Sunday 12 April 2009

The importance of being careful

14st 10lb, 4.0 units. So it does work: take more exercise, eat less food, and my weight decreases and my mood improves. What an amazing, life-changing discovery. I have lost count of the number of times I have made it.

This morning we ate the obligatory and eagerly awaited hot cross buns, then headed to church for the greatest festival of the Christian year. I think I can safely say that it was the first time either of us has ever been to church on Easter Day, since I know I have not, owing to an 80/20 combination of indolence and mild agnosticism, while Mrs H is theoretically a lapsed Muslim, or would be if such a thing were possible without attracting a death sentence. There was a good crowd of People Like Us, some hymns I knew (though sung to tunes I did not, in accordance with local tradition) and an uplifting sermon. It raised the spirits, as it always does.

After this, we wandered around to view a house in the village we had spotted on the internet and which appealed because it was available to rent immediately, and would provide us with the extra bedroom we really need to accommodate our expected son. It was all very seductive: newly extended and refurbished, with a fabulous garden offering great views of the church where we were married, and a footpath to the side providing a quick short cut to the village shop. The master bedroom overlooking the garden was a beautiful room, flooded with light. We more or less told the owners that we wanted to rent the place and would be calling the agents first thing on Tuesday morning.

Then we began to think of the snags. Such as the fact that, while comprehensively refurbishing the place, they had not found or left room for any major electrical appliances apart from a washing machine; the complete absence of any built-in facilities for hanging garments in the bedrooms, so that we would have to invest in wardrobes which we would then probably find impossible to manoeuvre up the narrow and winding stairs unless we went for the sort of cheap and cheerful self-assembly flatpacks I thought I had put behind me forever 25 years ago; and the total floor area being, on reflection, considerably smaller than that of the two bedroom house we currently occupy. Added to which, towards the end of last year I spent quite a lot of money equipping said house with a range of integrated appliances designed to make our lives easier, such as a dishwasher, fridge and freezer, plus a tumble dryer. (It may be costing the earth, but would you really want to have to cope with all a baby’s laundry without one?)
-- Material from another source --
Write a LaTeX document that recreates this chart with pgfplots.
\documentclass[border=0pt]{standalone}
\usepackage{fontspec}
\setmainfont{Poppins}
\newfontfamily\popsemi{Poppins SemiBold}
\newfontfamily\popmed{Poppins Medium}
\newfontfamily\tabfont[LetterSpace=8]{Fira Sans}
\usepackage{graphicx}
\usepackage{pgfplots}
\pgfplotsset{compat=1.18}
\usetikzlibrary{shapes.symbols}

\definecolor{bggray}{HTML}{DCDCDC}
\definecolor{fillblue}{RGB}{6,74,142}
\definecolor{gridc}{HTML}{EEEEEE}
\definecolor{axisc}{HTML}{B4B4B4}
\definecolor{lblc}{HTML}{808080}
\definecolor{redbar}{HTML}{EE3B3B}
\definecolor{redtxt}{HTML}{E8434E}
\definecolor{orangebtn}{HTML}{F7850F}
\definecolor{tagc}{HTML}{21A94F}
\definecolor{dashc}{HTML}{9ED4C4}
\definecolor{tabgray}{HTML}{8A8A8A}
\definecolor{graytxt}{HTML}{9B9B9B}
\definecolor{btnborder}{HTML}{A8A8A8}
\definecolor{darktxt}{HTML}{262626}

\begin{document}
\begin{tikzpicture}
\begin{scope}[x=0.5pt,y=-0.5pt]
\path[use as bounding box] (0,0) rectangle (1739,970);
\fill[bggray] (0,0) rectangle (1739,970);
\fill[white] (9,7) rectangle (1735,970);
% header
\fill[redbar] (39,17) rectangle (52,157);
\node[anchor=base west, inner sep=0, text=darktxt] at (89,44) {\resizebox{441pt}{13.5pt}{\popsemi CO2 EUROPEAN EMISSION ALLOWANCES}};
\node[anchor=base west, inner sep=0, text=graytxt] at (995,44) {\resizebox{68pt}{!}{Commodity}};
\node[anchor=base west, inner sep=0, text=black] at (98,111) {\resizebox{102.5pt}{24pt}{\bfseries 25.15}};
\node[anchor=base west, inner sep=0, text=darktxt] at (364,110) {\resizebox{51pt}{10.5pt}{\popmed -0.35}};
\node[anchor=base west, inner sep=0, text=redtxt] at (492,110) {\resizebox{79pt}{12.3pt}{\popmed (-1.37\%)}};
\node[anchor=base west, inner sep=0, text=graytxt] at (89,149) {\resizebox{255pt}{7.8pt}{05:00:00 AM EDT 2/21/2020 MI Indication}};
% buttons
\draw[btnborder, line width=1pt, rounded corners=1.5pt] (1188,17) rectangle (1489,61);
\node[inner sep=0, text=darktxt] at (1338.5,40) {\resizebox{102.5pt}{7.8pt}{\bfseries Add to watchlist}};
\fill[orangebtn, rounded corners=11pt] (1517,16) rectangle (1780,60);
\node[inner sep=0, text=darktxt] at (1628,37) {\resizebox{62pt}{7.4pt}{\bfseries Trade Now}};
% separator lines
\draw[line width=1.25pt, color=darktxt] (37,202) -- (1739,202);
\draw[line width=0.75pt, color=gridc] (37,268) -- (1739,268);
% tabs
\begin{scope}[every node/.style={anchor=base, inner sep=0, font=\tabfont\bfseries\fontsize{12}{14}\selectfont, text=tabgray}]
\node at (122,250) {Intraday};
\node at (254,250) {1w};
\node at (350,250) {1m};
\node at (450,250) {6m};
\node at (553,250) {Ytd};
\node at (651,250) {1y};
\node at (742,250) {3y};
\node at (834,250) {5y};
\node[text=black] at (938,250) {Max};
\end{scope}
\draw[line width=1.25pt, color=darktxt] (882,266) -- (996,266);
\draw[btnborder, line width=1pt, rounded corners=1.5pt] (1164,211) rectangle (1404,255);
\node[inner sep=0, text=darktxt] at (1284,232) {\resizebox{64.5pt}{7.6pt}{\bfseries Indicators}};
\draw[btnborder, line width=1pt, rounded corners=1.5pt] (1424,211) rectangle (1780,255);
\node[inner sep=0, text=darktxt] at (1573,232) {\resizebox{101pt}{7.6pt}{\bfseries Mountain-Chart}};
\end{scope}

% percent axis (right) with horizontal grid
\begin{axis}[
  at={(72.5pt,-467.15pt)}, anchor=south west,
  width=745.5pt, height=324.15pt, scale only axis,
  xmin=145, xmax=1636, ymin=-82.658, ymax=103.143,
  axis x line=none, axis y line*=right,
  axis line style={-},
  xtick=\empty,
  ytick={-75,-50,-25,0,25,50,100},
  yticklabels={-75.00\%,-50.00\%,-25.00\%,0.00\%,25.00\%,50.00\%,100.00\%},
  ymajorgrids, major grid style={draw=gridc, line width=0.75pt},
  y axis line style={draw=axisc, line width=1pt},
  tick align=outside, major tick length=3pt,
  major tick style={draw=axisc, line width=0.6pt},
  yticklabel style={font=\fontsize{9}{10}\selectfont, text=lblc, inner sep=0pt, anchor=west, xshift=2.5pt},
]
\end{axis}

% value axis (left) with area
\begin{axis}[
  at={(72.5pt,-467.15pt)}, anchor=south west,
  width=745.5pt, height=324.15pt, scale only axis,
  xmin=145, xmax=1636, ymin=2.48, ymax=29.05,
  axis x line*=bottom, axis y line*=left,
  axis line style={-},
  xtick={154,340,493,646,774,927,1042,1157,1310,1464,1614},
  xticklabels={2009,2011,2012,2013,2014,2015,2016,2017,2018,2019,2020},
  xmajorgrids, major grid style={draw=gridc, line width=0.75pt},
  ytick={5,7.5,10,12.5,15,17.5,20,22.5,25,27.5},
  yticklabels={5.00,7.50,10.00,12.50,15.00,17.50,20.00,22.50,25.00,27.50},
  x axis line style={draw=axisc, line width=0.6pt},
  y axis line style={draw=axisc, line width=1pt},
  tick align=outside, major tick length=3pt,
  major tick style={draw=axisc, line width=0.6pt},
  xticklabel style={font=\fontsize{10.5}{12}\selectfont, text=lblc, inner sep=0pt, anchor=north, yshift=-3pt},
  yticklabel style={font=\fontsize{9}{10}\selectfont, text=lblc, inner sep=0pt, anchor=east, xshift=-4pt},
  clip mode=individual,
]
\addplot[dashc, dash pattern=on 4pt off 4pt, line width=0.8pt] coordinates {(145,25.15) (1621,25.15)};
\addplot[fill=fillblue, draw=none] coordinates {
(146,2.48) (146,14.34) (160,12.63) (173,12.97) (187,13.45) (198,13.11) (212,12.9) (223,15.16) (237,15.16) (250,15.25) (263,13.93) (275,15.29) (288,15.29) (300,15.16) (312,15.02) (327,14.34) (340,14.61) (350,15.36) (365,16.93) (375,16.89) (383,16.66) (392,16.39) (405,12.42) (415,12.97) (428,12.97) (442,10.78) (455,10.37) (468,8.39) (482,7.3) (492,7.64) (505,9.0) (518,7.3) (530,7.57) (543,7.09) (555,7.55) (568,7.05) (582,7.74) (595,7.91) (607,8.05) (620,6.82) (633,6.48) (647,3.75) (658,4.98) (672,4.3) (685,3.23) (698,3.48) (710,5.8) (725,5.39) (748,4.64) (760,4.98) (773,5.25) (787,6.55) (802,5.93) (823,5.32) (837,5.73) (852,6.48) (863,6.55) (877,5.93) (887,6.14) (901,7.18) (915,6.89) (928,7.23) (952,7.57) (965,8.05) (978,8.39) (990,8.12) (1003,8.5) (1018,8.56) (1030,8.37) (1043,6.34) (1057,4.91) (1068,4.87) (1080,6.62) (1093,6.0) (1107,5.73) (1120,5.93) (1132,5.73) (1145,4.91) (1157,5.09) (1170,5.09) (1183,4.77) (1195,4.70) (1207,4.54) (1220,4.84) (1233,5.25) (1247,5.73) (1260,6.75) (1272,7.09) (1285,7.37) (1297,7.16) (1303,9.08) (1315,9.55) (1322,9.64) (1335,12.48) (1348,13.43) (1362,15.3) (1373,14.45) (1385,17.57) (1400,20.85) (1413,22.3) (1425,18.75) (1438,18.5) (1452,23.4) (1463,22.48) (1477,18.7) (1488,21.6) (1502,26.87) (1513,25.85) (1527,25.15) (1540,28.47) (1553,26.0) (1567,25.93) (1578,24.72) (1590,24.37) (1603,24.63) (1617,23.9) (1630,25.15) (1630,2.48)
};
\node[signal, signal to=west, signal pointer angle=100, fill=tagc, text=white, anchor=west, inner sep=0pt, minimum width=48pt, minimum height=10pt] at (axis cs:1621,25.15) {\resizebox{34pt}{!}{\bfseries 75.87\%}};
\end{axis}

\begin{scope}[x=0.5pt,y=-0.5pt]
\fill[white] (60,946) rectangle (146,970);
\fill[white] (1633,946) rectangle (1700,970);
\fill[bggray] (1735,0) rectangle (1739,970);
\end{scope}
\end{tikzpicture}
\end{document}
So that left only two reasons for moving: it is where we ultimately want to live, and all the individuals we met on the walk to the village shop were nice, well-spoken, middle class People Like Us who said things like “Hello, isn’t it a lovely day?” (a rhetorical question, obviously) rather than giving us menacing death glares and spitting on the ground. I could see why Mrs H would rather push her buggy to the shop here than to the ones where we now live. But then we came to the kissing gate helpfully installed at the end of the field behind the house, and she realized that there was no way she could ever push a buggy along this route unless she brought Geoff Capes with her to lift the baby and his carriage over the bloody thing. Which was, I fear, rather a last nail in the coffin of our renting plans.

Having inspected and supported the village Co-op, we walked back to the pub opposite the church and enjoyed a truly excellent lunch in the garden while talking ourselves out of spending £995 a month to live just around the corner. Or £1,500 a month, if you factor in all the extra money I would spend on Thwaite’s Original, pork scratchings and pub food. After all, there is absolutely nothing wrong with our current house apart from its near vertical staircase and the chance that one of us will plummet down it while holding the baby. We agreed that we would just have to be careful, while recognizing that it was a critical failure to be careful that got us where we are today.